The teaser for the Barbie movie opens with a falsified fact — that before Barbie, girls only ever played with baby dolls. Miriam Castillo Orozco is reminded daily that this isn’t true.
Castillo Orozco’s mother, María de Lourdes Orozco Cuautle, has spent the last 30 years building a staggering collection of 500 handmade, culturally significant dolls from 60 countries. Few are babies, most were made by Indigenous communities and all are treasure troves of information about the cultures they came from.
“Dolls have been created for centuries, and many show, for example, religious obligations, fashion traditions, cultural practices, they can even be charms for superstitions,” says Castillo Orozco, a PhD student in environmental studies at U of T Scarborough. “When they're specifically designed for girls, they’re also representations of how cultures teach girls how a woman should look and act.”
Castillo Orozco’s family, now all involved in maintaining, studying, storing or adding to the collection, have faced an uphill battle in convincing museums and other institutions that these dolls are more than just toys.
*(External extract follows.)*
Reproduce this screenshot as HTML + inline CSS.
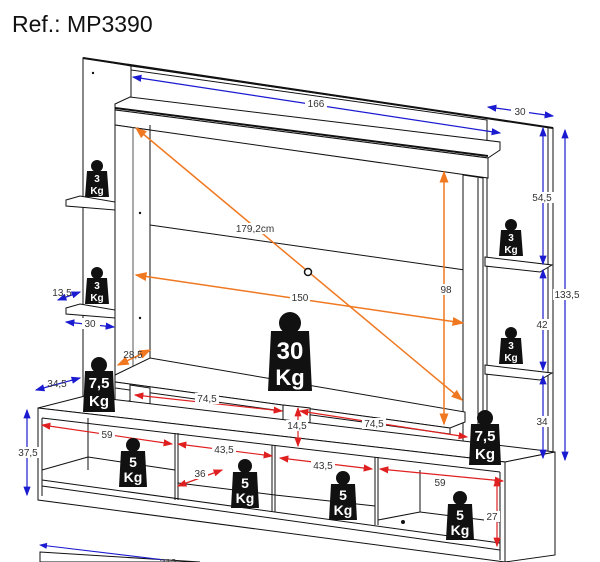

A new U of T Scarborough research project is working to change that.
Orozco Cuautle — a historian and Nahua descendant from Puebla, Mexico — has meticulously cataloged and researched each doll in her collection. To join, a doll must have substantial information about its origins, and be created by ethnic groups, individuals or small businesses. They also need to wear traditional outfits or be made of local materials — dolls from Morocco are made with camel skin, for example, while dolls from Greenland use caribou. In some cases, the dolls are a testament to the climate crisis, as their materials change with species decline over time.
“The clothes are also really important, they communicate the history of how garments were made in that region, and the aims of clothing and traditions shown to girls,” says Castillo Orozco. “The dolls are almost always from women that are trying to be financially independent or trying to sustain their kids. They find a way to progress through dolls.”
Some of the dolls, the oldest of which dates to the 1800s, articulate centuries of world history. Take a doll made by the Herero people in part of what is now Namibia, a southern African country and former German colony. The doll’s outfit follows the dress code Germans forced on locals in a mandate that massively impacted the region, as the fibres used to make these clothes weren’t previously grown and required a seismic shift for agriculture systems. When Castillo Orozco told her PhD supervisor Nicole Klenk about this particular doll, Klenk was hooked.
“I hadn't realized that through the lens of a doll we could look at the relationships between people and between people and the land,” says Klenk, project co-lead and associate professor in the department of physical and environmental sciences. “There's no department of doll studies. There's no discipline, yet we can learn so much from them.”
Researchers digitally illustrating dolls’ history
The collection is scattered across family members’ houses, tucked in closets and drawers but protected by showcases. So, Orozco Cuautle, Castillo Orozco and Klenk put together a multidisciplinary team to bring the dolls to the digital world, starting with one by the Otomi people, an Indigenous community in Mexico, from the state of Querétaro.
As the project’s research assistant, third-year sociology student Simón Reyes is augmenting and illustrating Orozco Cuautle’s extensive data using StoryMaps, a platform that lets users build interactive narrative maps.
“With the Barbie movie, dolls are on people's minds. And I think it's a really interesting time to share a collection of Indigenous dolls,” Reyes says.
It’s a tall order to relay the history of a dönxu doll, traditionally made by grandmothers during New Year’s Eve as gifts for little girls, and the lele (or “baby”) doll it comes with. The lele doll was co-opted and mass produced in a government effort to create a symbol of tourism in Mexico and now largely outsells the dönxu.
“It’s a beautiful illustration of these clashing Indigenous versus capitalist approaches to knowledge systems and how to present them,” says Erin Webster, project co-lead and associate professor, teaching stream in the department of arts, culture and media.
A core goal for the project, which received funding from the Critical Digital Humanities Institute and the Pedagogies of Inclusive Excellence Departmental Fund, is to prioritize and centre Indigenous research, methodologies, sources and scholars, including Orozco Cuautle. It’s been difficult to find information about Otomi people written by Otomi people, and part of the map includes a critique of the sources available, though Reyes is having luck connecting with Otomi knowledge keepers over Instagram.
“A lot of what’s been produced has been produced from the outside, it’s not the way the community would talk about themselves,” says Danielle Kwan-Lafond, co-lead of the project and assistant professor, teaching stream, in the department of sociology. “We’re making sure there’s always constant conversations, transparency and the willingness to learn together.”
Kwan-Lafond already plans to use the map in one of her courses, Reyes wants to translate it into Spanish and the Otomi language and the entire team hopes this is only the beginning.